- Records -
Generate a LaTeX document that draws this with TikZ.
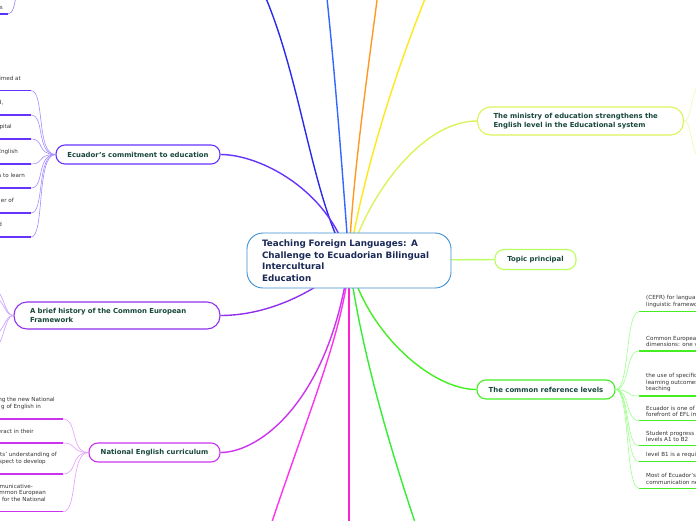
\documentclass[tikz,border=0pt]{standalone}
\usepackage{fontspec}
\setmainfont{DejaVu Sans}
\usepackage{xcolor}

\definecolor{rootblue}{HTML}{3E8FD4}
\definecolor{roottext}{HTML}{1B2A57}
\definecolor{labelgreen}{HTML}{17473B}
\definecolor{leafgray}{HTML}{333333}
\definecolor{commitc}{HTML}{6633FF}
\definecolor{commitl}{HTML}{A58CFF}
\definecolor{historyc}{HTML}{9030EC}
\definecolor{historyl}{HTML}{C99CFF}
\definecolor{curricc}{HTML}{CC33F0}
\definecolor{curricl}{HTML}{E39CFF}
\definecolor{ministryc}{HTML}{DDF25A}
\definecolor{ministryl}{HTML}{EEF8A8}
\definecolor{topicc}{HTML}{B8FF5C}
\definecolor{levelsc}{HTML}{44EE22}
\definecolor{levelsl}{HTML}{9CFF8C}
\definecolor{bluea}{HTML}{2A2AE8}
\definecolor{blueb}{HTML}{3366FF}
\definecolor{orangec}{HTML}{FF9922}
\definecolor{yellowc}{HTML}{FFE81A}
\definecolor{magentaa}{HTML}{FF33EE}
\definecolor{magentab}{HTML}{FF22CC}
\definecolor{greenb}{HTML}{33EE33}
\definecolor{topleftc}{HTML}{5533FF}
\definecolor{topleftl}{HTML}{8F7DFF}

\pgfdeclarelayer{bg}
\pgfsetlayers{bg,main}

\begin{document}
\begin{tikzpicture}[x=1pt, y=-1pt,
  topicbox/.style={draw, fill=white, line width=1.1pt, text=labelgreen,
                   font=\fontsize{6.9}{8.8}\selectfont\bfseries, inner ysep=0pt},
  pill/.style={topicbox, rounded corners=9pt, minimum height=19pt, inner xsep=0pt},
  leaf/.style={font=\fontsize{5.6}{6.4}\selectfont, text=leafgray,
               inner sep=0pt, align=left},
  branch/.style={line width=1.4pt},
  twig/.style={line width=0.6pt},
  rule/.style={line width=1.4pt}]

  \useasboundingbox (0,0) rectangle (696,520);

  %--- Central topic -------------------------------------------------------
  \node[draw=rootblue, fill=white, line width=0.9pt, rounded corners=16pt,
        text=roottext, font=\fontsize{8.8}{11.5}\selectfont\bfseries,
        text width=174pt, inner xsep=15pt, inner ysep=0pt, minimum height=55pt,
        align=left] (root) at (349,260.5)
        {Teaching Foreign Languages: A\\Challenge to Ecuadorian Bilingual\\Intercultural\\Education};

  %--- Main topics ---------------------------------------------------------
  \node[pill, draw=commitc, minimum width=164pt] (commit) at (138,154.5)
        {Ecuador's commitment to education};
  \node[topicbox, draw=historyc, rounded corners=13pt, minimum height=27pt,
        text width=174pt, inner xsep=16pt, align=left] (history) at (117,315.5)
        {A brief history of the Common European\\Framework};
  \node[pill, draw=curricc, minimum width=131pt] (curric) at (154.5,452.5)
        {National English curriculum};
  \node[topicbox, draw=ministryc, rounded corners=13pt, minimum height=28pt,
        text width=174pt, inner xsep=16pt, align=left] (ministry) at (580.5,121)
        {The ministry of education strengthens the\\English level in the Educational system};
  \node[pill, draw=topicc, minimum width=81pt, minimum height=20pt] (topic) at (535.5,259.5)
        {Topic principal};
  \node[pill, draw=levelsc, minimum width=138pt] (levels) at (546,389.5)
        {The common reference levels};

  %--- Branches leaving the picture ----------------------------------------
  \coordinate (up1) at (255,-25);
  \coordinate (up2) at (324,-30);
  \coordinate (up3) at (381,-30);
  \coordinate (up4) at (437,-30);
  \coordinate (dn1) at (266,540);
  \coordinate (dn2) at (349,540);
  \coordinate (dn3) at (421,540);

  \begin{pgfonlayer}{bg}
    \draw[branch, bluea]    (root.center) .. controls (310,200) and (300,60) .. (up1);
    \draw[branch, blueb]    (root.center) .. controls (343,180) and (335,70) .. (up2);
    \draw[branch, orangec]  (root.center) .. controls (352,180) and (368,70) .. (up3);
    \draw[branch, yellowc]  (root.center) .. controls (360,190) and (390,80) .. (up4);
    \draw[branch, magentaa] (root.center) .. controls (345,330) and (305,420) .. (dn1);
    \draw[branch, magentab] (root.center) -- (dn2);
    \draw[branch, greenb]   (root.center) .. controls (358,330) and (380,420) .. (dn3);

    %--- Branches to the main topics ---------------------------------------
    \draw[branch, commitc]   (root.center) .. controls (330,190) and (260,154.5) .. (commit.east);
    \draw[branch, historyc]  (root.center) .. controls (320,290) and (270,315.5) .. (history.east);
    \draw[branch, curricc]   (root.center) .. controls (330,400) and (260,452.5) .. (curric.east);
    \draw[branch, ministryc] (root.center) .. controls (365,200) and (420,121) .. (ministry.west);
    \draw[branch, topicc]    (root.center) -- (topic.west);
    \draw[branch, levelsc]   (root.center) .. controls (365,330) and (430,389.5) .. (levels.west);
  \end{pgfonlayer}

  %--- Leftover leaf at the top left ---------------------------------------
  \coordinate (tl0) at (8,14);
  \coordinate (tl1) at (17,-12);
  \draw[rule, topleftc] (-40,14) -- (tl0);
  \draw[twig, topleftl] (tl0) .. controls (13,14) and (15,5) .. (tl1);
  \node[leaf, anchor=east] at (3,8) {s};

  %--- Leaves of Ecuador's commitment --------------------------------------
  \foreach \yy/\xe/\txt [count=\i] in {90.7/21/imed at, 115/3.5/{d,}, 139/12/pital,
        164/18/English, 188/25/s to learn, 213/14/er of, 237/2.2/d} {
    \coordinate (cl\i) at (31,\yy);
    \draw[rule, commitc] (-40,\yy) -- (cl\i);
    \draw[twig, commitl] (cl\i) .. controls (45,\yy) and (36,154.5) .. (commit.west);
    \node[leaf, anchor=east] at (\xe,\yy-12.5) {\txt};
  }

  %--- Leaves of the brief history -----------------------------------------
  \foreach \yy [count=\i] in {290, 298, 334, 347} {
    \coordinate (hl\i) at (-6,\yy);
    \draw[twig, historyl] (history.west) .. controls (4,315.5) and (4,\yy) .. (hl\i);
  }

  %--- Leaves of the National English curriculum ---------------------------
  \foreach \yy [count=\i] in {419, 443, 474, 511.7} {
    \coordinate (kl\i) at (63,\yy);
    \draw[rule, curricc] (-40,\yy) -- (kl\i);
    \draw[twig, curricl] (kl\i) .. controls (78,\yy) and (70,452.5) .. (curric.west);
  }
  \foreach \yy/\xe/\txt in {400/55/ng the new National, 407/41/g of English in,
        431/34/eract in their, 455/57/ts' understanding of, 462/46/aspect to develop,
        486/33/Communicative-, 493/46/mmon European, 499.5/46/s for the National} {
    \node[leaf, anchor=east] at (\xe,\yy) {\txt};
  }

  %--- Leaves of the ministry ----------------------------------------------
  \coordinate (ml1) at (702,78);
  \coordinate (ml2) at (702,165);
  \draw[twig, ministryl] (ministry.east) .. controls (692,121) and (689,95) .. (ml1);
  \draw[twig, ministryl] (ministry.east) .. controls (692,121) and (689,148) .. (ml2);

  %--- Leaves of the common reference levels -------------------------------
  \foreach \yy/\txt [count=\i] in {
        311.7/{(CEFR) for langua\\linguistic framewo},
        351/{Common Europea\\dimensions: one v},
        396/{the use of specific\\learning outcomes\\teaching},
        420.7/{Ecuador is one of\\forefront of EFL im},
        445.7/{Student progress a\\levels A1 to B2},
        461.7/{level B1 is a requi},
        488.3/{Most of Ecuador's\\communication ne}} {
    \coordinate (rl\i) at (639,\yy);
    \draw[rule, levelsc] (rl\i) -- (740,\yy);
    \draw[twig, levelsl] (levels.east) .. controls (630,389.5) and (625,\yy) .. (rl\i);
    \node[leaf, anchor=south west] at (646,\yy-4) {\txt};
  }

\end{tikzpicture}
\end{document}
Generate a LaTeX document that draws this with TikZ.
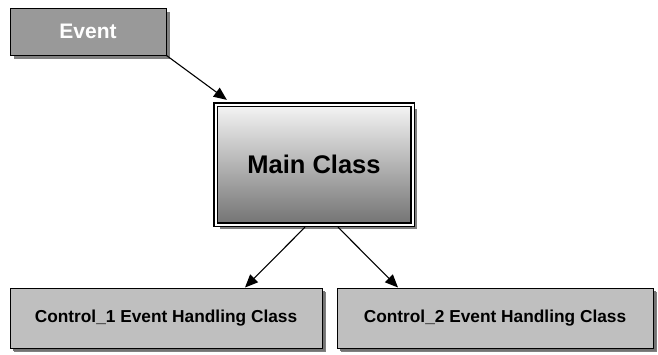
\documentclass[tikz,border=0pt]{standalone}
\usepackage{fontspec}
\setmainfont{Liberation Sans}
\usetikzlibrary{arrows.meta,shadows,calc}
\begin{document}
\begin{tikzpicture}[x=1pt,y=1pt,
  box/.style={draw=black, line width=1pt, inner sep=0pt, font=\bfseries,
    drop shadow={shadow xshift=4pt, shadow yshift=-4pt, fill=black!50, opacity=1}},
  evbox/.style={box, fill=black!40, text=white, minimum width=156pt, minimum height=47pt, font=\bfseries\fontsize{21}{24}\selectfont},
  mainbox/.style={box, line width=1.3pt, double, double distance=2pt, top color=black!4, bottom color=black!55,
    minimum width=197pt, minimum height=120pt, font=\bfseries\fontsize{25.5}{28}\selectfont},
  ctlbox/.style={box, fill=black!25, minimum height=60pt, font=\bfseries\fontsize{17.3}{20}\selectfont,
    drop shadow={shadow xshift=3pt, shadow yshift=-3pt, fill=black!55, opacity=1}},
  conn/.style={line width=1.1pt, -{Triangle[length=13pt,width=11pt]}}]
\useasboundingbox (0,0) rectangle (658,-354);
\node[evbox] (ev) at (88,-31.5) {Event};
\node[mainbox] (main) at (314,-164.5) {Main Class};
\node[ctlbox, minimum width=312pt] (c1) at (166,-318) {Control\_1 Event Handling Class};
\node[ctlbox, minimum width=316pt] (c2) at (495,-318) {Control\_2 Event Handling Class};
\coordinate (t0) at ($(main.north west)+(12pt,4pt)$);
\coordinate (s1) at ($(main.south)+(-9pt,-2pt)$);
\coordinate (t1) at ($(c1.north)+(79pt,0pt)$);
\coordinate (s2) at ($(main.south)+(24pt,-2pt)$);
\coordinate (t2) at ($(c2.north)+(-97pt,0pt)$);
\draw[conn] (ev.south east) -- (t0);
\draw[conn] (s1) -- (t1);
\draw[conn] (s2) -- (t2);
\end{tikzpicture}
\end{document}
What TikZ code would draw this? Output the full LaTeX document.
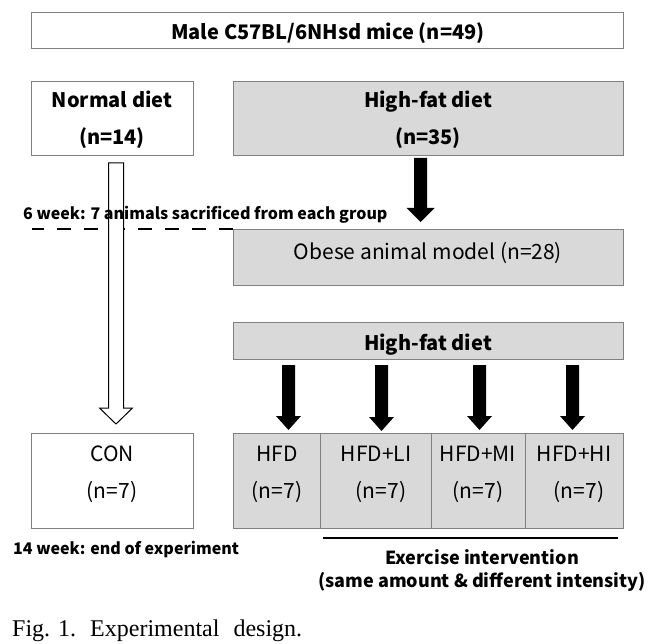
\documentclass[tikz,border=0pt]{standalone}
\usepackage{fontspec}
\setmainfont{Liberation Serif}
\newfontfamily\kr{Noto Sans CJK KR}
\usetikzlibrary{calc}
\definecolor{boxgray}{HTML}{D9D9D9}
\definecolor{edgegray}{HTML}{808080}
\newcommand{\blockarrow}[6]{%
  \path[#1] let \p1=(#2), \p2=(#3) in
  (\x1-#4pt,\y1) -- (\x1+#4pt,\y1) -- (\x1+#4pt,\y2+#6pt) -- (\x1+#5pt,\y2+#6pt)
  -- (\x1,\y2) -- (\x1-#5pt,\y2+#6pt) -- (\x1-#4pt,\y2+#6pt) -- cycle;}
\begin{document}
\begin{tikzpicture}[x=1pt,y=-1pt,
  box/.style={draw=edgegray, line width=1pt, inner sep=0pt, anchor=north west},
  gbox/.style={box, fill=boxgray},
  lbl/.style={font=\kr\fontsize{21}{25}\selectfont, inner sep=0pt, anchor=base},
  blbl/.style={font=\kr\bfseries\fontsize{20}{24}\selectfont, inner sep=0pt, anchor=base},
  note/.style={font=\kr\bfseries\fontsize{16}{19}\selectfont, inner sep=0pt, anchor=base west},
  exer/.style={font=\kr\bfseries\fontsize{18}{22}\selectfont, inner sep=0pt, anchor=base},
  blackarr/.style={fill=black},
  hollowarr/.style={fill=white, draw=black, line width=1pt},
]
\useasboundingbox[fill=white] (0,0) rectangle (666,644);

% boxes
\node[box, minimum width=592pt, minimum height=36pt] (top) at (31,12) {};
\node[box, minimum width=162pt, minimum height=74pt] (nd) at (31,81) {};
\node[gbox, minimum width=390pt, minimum height=74pt] (hf) at (233,81) {};
\node[gbox, minimum width=390pt, minimum height=56pt] (obese) at (233,229) {};
\node[gbox, minimum width=390pt, minimum height=37pt] (hf2) at (233,322) {};
\node[box, minimum width=162pt, minimum height=95pt] (con) at (31,433) {};
\node[gbox, minimum width=87pt, minimum height=95pt] (g1) at (233,433) {};
\node[gbox, minimum width=111pt, minimum height=95pt] (g2) at (320,433) {};
\node[gbox, minimum width=94pt, minimum height=95pt] (g3) at (431,433) {};
\node[gbox, minimum width=98pt, minimum height=95pt] (g4) at (525,433) {};

% dashed line at 6 weeks
\coordinate (dl) at (32,229);
\draw[line width=2pt, dash pattern=on 14pt off 13pt] (obese.north west) -- (dl);

% arrows
\coordinate (a0s) at ($(hf.south)+(-8,2)$);
\coordinate (a0e) at ($(obese.north)+(-8,-7)$);
\blockarrow{blackarr}{a0s}{a0e}{6.5}{14}{14}

\coordinate (ahs) at ($(nd.south)+(3.5,7)$);
\coordinate (ahe) at ($(ahs |- con.north)+(0,-9)$);
\blockarrow{hollowarr}{ahs}{ahe}{7.5}{16.5}{16}

\coordinate (b1s) at ($(hf2.south)+(-140,5)$);
\coordinate (b2s) at ($(hf2.south)+(-47,5)$);
\coordinate (b3s) at ($(hf2.south)+(51,5)$);
\coordinate (b4s) at ($(hf2.south)+(144,5)$);
\coordinate (b1e) at ($(b1s |- g1.north)+(0,-3)$);
\coordinate (b2e) at ($(b2s |- g2.north)+(0,-2)$);
\coordinate (b3e) at ($(b3s |- g3.north)+(0,-3)$);
\coordinate (b4e) at ($(b4s |- g4.north)+(0,-3)$);
\blockarrow{blackarr}{b1s}{b1e}{6.5}{12.5}{14}
\blockarrow{blackarr}{b2s}{b2e}{6.5}{12.5}{14}
\blockarrow{blackarr}{b3s}{b3e}{6.5}{12.5}{14}
\blockarrow{blackarr}{b4s}{b4e}{6.5}{12.5}{14}

% texts
\node[blbl] (ttop) at (328,39.5) {Male C57BL/6NHsd mice (n=49)};
\node[blbl] (tnd1) at (112,108) {Normal diet};
\node[blbl] (tnd2) at (112,145) {(n=14)};
\node[blbl] (thf1) at (428,108) {High-fat diet};
\node[blbl] (thf2) at (428,145) {(n=35)};
\node[note] (t6w) at (23,220) {6 week: 7 animals sacrificed from each group};
\node[lbl] (tob) at (428,259.5) {Obese animal model (n=28)};
\node[blbl] (thf3) at (428,350) {High-fat diet};
\node[lbl] (tcon1) at (112,461.5) {CON};
\node[lbl] (tcon2) at (112,498.5) {(n=7)};
\node[lbl] (tg1a) at (277,461.5) {HFD};
\node[lbl] (tg1b) at (277,498.5) {(n=7)};
\node[lbl] (tg2a) at (376,461.5) {HFD+LI};
\node[lbl] (tg2b) at (381,498.5) {(n=7)};
\node[lbl] (tg3a) at (478,461.5) {HFD+MI};
\node[lbl] (tg3b) at (478,498.5) {(n=7)};
\node[lbl] (tg4a) at (574,461.5) {HFD+HI};
\node[lbl] (tg4b) at (579,498.5) {(n=7)};
\node[note] (t14w) at (13,554) {14 week: end of experiment};

\coordinate (u1) at (323,538);
\coordinate (u2) at (618,538);
\draw[line width=2.5pt] (u1) -- (u2);
\node[exer] (tex1) at (482,564.5) {Exercise intervention};
\node[exer] (tex2) at (482,587.5) {(same amount \& different intensity)};
\node[font=\fontsize{24}{28}\selectfont, inner sep=0pt, anchor=base west] (cap) at (12,636) {Fig.\hspace{8pt}1.\hspace{14pt}Experimental\hspace{14pt}design.};
\end{tikzpicture}
\end{document}
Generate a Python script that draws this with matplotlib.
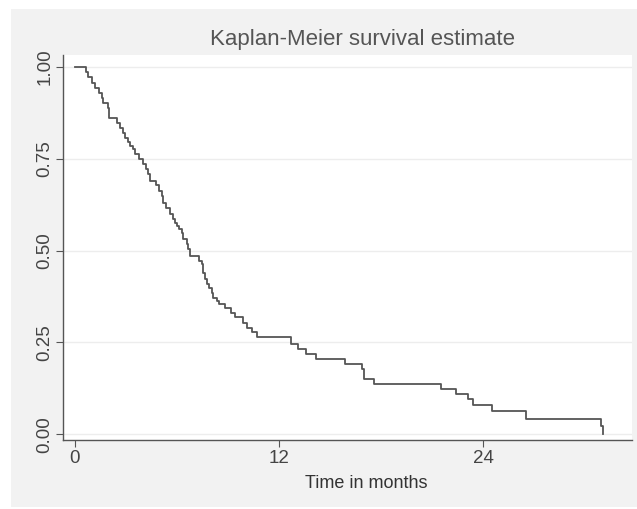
import matplotlib.pyplot as plt
from matplotlib.patches import Rectangle

# step points of the Kaplan-Meier curve: time of drop (months), survival after the drop
time = [0.0, 0.65, 0.75, 1.0, 1.18, 1.43, 1.57, 1.67, 1.96, 2.02, 2.45, 2.65, 2.84,
        2.94, 3.14, 3.24, 3.43, 3.53, 3.75, 4.02, 4.15, 4.31, 4.41, 4.75, 4.96,
        5.1, 5.2, 5.35, 5.59, 5.75, 5.88, 5.98, 6.14, 6.27, 6.37, 6.57, 6.67,
        6.78, 7.3, 7.5, 7.55, 7.65, 7.75, 7.9, 8.04, 8.14, 8.33, 8.49, 8.82,
        9.2, 9.4, 9.9, 10.1, 10.4, 10.7, 12.7, 13.1, 13.6, 14.2, 15.9, 16.85,
        17.0, 17.6, 21.5, 22.4, 23.1, 23.4, 24.5, 26.5, 30.95, 31.05]
surv = [1.0, 0.986, 0.972, 0.958, 0.944, 0.930, 0.916, 0.902, 0.888, 0.862, 0.848,
        0.834, 0.820, 0.806, 0.797, 0.785, 0.776, 0.763, 0.749, 0.735, 0.722,
        0.708, 0.690, 0.680, 0.663, 0.649, 0.630, 0.617, 0.600, 0.585, 0.576,
        0.567, 0.558, 0.549, 0.531, 0.518, 0.504, 0.485, 0.472, 0.463, 0.440,
        0.422, 0.408, 0.399, 0.385, 0.372, 0.363, 0.354, 0.344, 0.331, 0.318,
        0.304, 0.290, 0.277, 0.265, 0.245, 0.232, 0.218, 0.205, 0.190, 0.177,
        0.150, 0.136, 0.122, 0.109, 0.095, 0.080, 0.063, 0.041, 0.022, 0.0]

xticks = [0, 12, 24]
yticks = [0.0, 0.25, 0.5, 0.75, 1.0]
ytick_labels = ["0.00", "0.25", "0.50", "0.75", "1.00"]

plt.rcParams['font.family'] = ['Liberation Sans', 'DejaVu Sans']

fig = plt.figure(figsize=(6.37, 5.09), dpi=100, facecolor='white')
# grey backdrop like the Stata graph region
backdrop = Rectangle((11/637, 2/509), 1 - 11/637, 500/509 - 2/509,
                     transform=fig.transFigure, facecolor='#f2f2f2',
                     edgecolor='none', zorder=-10)
fig.add_artist(backdrop)

ax = fig.add_axes([63/637, 69/509, 569/637, 385/509])
ax.set_zorder(5)
ax.set_facecolor('white')

ax.step(time, surv, where='post', color='#555555', linewidth=1.3)

ax.set_xlim(-0.7, 32.75)
ax.set_ylim(-0.016, 1.033)
ax.set_xticks(xticks)
ax.set_yticks(yticks)
ax.set_yticklabels(ytick_labels, rotation=90, va='center')
ax.grid(axis='y', color='#ededed', linewidth=1)
ax.set_axisbelow(True)

for s in ['top', 'right']:
    ax.spines[s].set_visible(False)
for s in ['left', 'bottom']:
    ax.spines[s].set_color('#555555')
    ax.spines[s].set_linewidth(1.0)
ax.tick_params(colors='#555555', labelcolor='#444444', labelsize=13.5, length=5,
               direction='out')
ax.tick_params(axis='x', pad=2)
ax.tick_params(axis='y', pad=2)

ax.set_xlabel('Time in months', fontsize=13, color='#333333')
ax.xaxis.set_label_coords((366 - 63) / 569, -35 / 385)

fig.text(363/637, 1 - 40/509, 'Kaplan-Meier survival estimate', ha='center',
         va='center', fontsize=16, color='#555555', zorder=6)

fig.savefig('out.png', dpi=100, facecolor=fig.get_facecolor())
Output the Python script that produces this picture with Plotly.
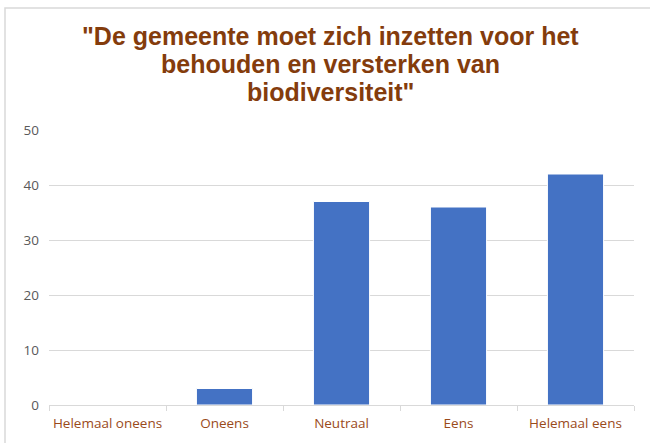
import plotly.graph_objects as go

categories = ["Helemaal oneens", "Oneens", "Neutraal", "Eens", "Helemaal eens"]
values = [0, 3, 37, 36, 42]
y_ticks = [0, 10, 20, 30, 40, 50]

title_lines = [
    '"De gemeente moet zich inzetten voor het',
    "behouden en versterken van",
    'biodiversiteit"',
]

BROWN = "#843C0C"
BAR_BLUE = "#4472C4"

fig = go.Figure(
    go.Bar(
        x=categories,
        y=values,
        marker=dict(color=BAR_BLUE, line=dict(color="#FFFFFF", width=1)),
        width=0.48,
    )
)

W, H = 650, 443
ml, mr, mt, mb = 49, 16, 130, 38
pw = W - ml - mr
ph = H - mt - mb


def px_to_paper_y(py):
    return (H - mb - py) / ph


def px_to_paper_x(px):
    return (px - ml) / pw


# one annotation per title line, spaced 28 px apart
title_annotations = [
    dict(
        text="<b>" + line + "</b>",
        xref="paper",
        yref="paper",
        x=px_to_paper_x(330),
        y=px_to_paper_y(36 + 28 * i),
        xanchor="center",
        yanchor="middle",
        showarrow=False,
        font=dict(family="Liberation Sans, Arial, sans-serif", size=25, color=BROWN),
    )
    for i, line in enumerate(title_lines)
]

fig.update_layout(
    width=W,
    height=H,
    margin=dict(l=ml, r=mr, t=mt, b=mb),
    paper_bgcolor="#FFFFFF",
    plot_bgcolor="#FFFFFF",
    showlegend=False,
    font=dict(family="Open Sans, Liberation Sans, sans-serif"),
    xaxis=dict(
        showline=True,
        linecolor="#D9D9D9",
        linewidth=1,
        ticks="outside",
        tickson="boundaries",
        ticklen=5,
        tickcolor="#D9D9D9",
        tickfont=dict(size=13.5, color="#9A4A1A"),
        tickangle=0,
        ticklabelstandoff=6,
        automargin=False,
        showgrid=False,
    ),
    yaxis=dict(
        range=[0, 50],
        tickvals=y_ticks,
        showgrid=True,
        gridcolor="#D9D9D9",
        gridwidth=1,
        zeroline=False,
        showline=False,
        ticks="",
        ticklen=0,
        tickfont=dict(size=13.5, color="#595959"),
        ticklabelstandoff=9,
        automargin=False,
    ),
    annotations=title_annotations,
    shapes=[
        dict(
            type="rect",
            xref="paper",
            yref="paper",
            x0=px_to_paper_x(5),
            x1=px_to_paper_x(W + 5),
            y0=px_to_paper_y(H + 5),
            y1=px_to_paper_y(8),
            line=dict(color="#D9D9D9", width=1.5),
            fillcolor="rgba(0,0,0,0)",
            layer="below",
        )
    ],
)

fig.write_html("out.html")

- What you should do -
Omitting all pictures, restate exactly the lines of the material from its start through the line that contains "(0,0) rectangle (696,520);".

- Result -
Generate a LaTeX document that draws this with TikZ.
\documentclass[tikz,border=0pt]{standalone}
\usepackage{fontspec}
\setmainfont{DejaVu Sans}
\usepackage{xcolor}

\definecolor{rootblue}{HTML}{3E8FD4}
\definecolor{roottext}{HTML}{1B2A57}
\definecolor{labelgreen}{HTML}{17473B}
\definecolor{leafgray}{HTML}{333333}
\definecolor{commitc}{HTML}{6633FF}
\definecolor{commitl}{HTML}{A58CFF}
\definecolor{historyc}{HTML}{9030EC}
\definecolor{historyl}{HTML}{C99CFF}
\definecolor{curricc}{HTML}{CC33F0}
\definecolor{curricl}{HTML}{E39CFF}
\definecolor{ministryc}{HTML}{DDF25A}
\definecolor{ministryl}{HTML}{EEF8A8}
\definecolor{topicc}{HTML}{B8FF5C}
\definecolor{levelsc}{HTML}{44EE22}
\definecolor{levelsl}{HTML}{9CFF8C}
\definecolor{bluea}{HTML}{2A2AE8}
\definecolor{blueb}{HTML}{3366FF}
\definecolor{orangec}{HTML}{FF9922}
\definecolor{yellowc}{HTML}{FFE81A}
\definecolor{magentaa}{HTML}{FF33EE}
\definecolor{magentab}{HTML}{FF22CC}
\definecolor{greenb}{HTML}{33EE33}
\definecolor{topleftc}{HTML}{5533FF}
\definecolor{topleftl}{HTML}{8F7DFF}

\pgfdeclarelayer{bg}
\pgfsetlayers{bg,main}

\begin{document}
\begin{tikzpicture}[x=1pt, y=-1pt,
  topicbox/.style={draw, fill=white, line width=1.1pt, text=labelgreen,
                   font=\fontsize{6.9}{8.8}\selectfont\bfseries, inner ysep=0pt},
  pill/.style={topicbox, rounded corners=9pt, minimum height=19pt, inner xsep=0pt},
  leaf/.style={font=\fontsize{5.6}{6.4}\selectfont, text=leafgray,
               inner sep=0pt, align=left},
  branch/.style={line width=1.4pt},
  twig/.style={line width=0.6pt},
  rule/.style={line width=1.4pt}]

  \useasboundingbox (0,0) rectangle (696,520);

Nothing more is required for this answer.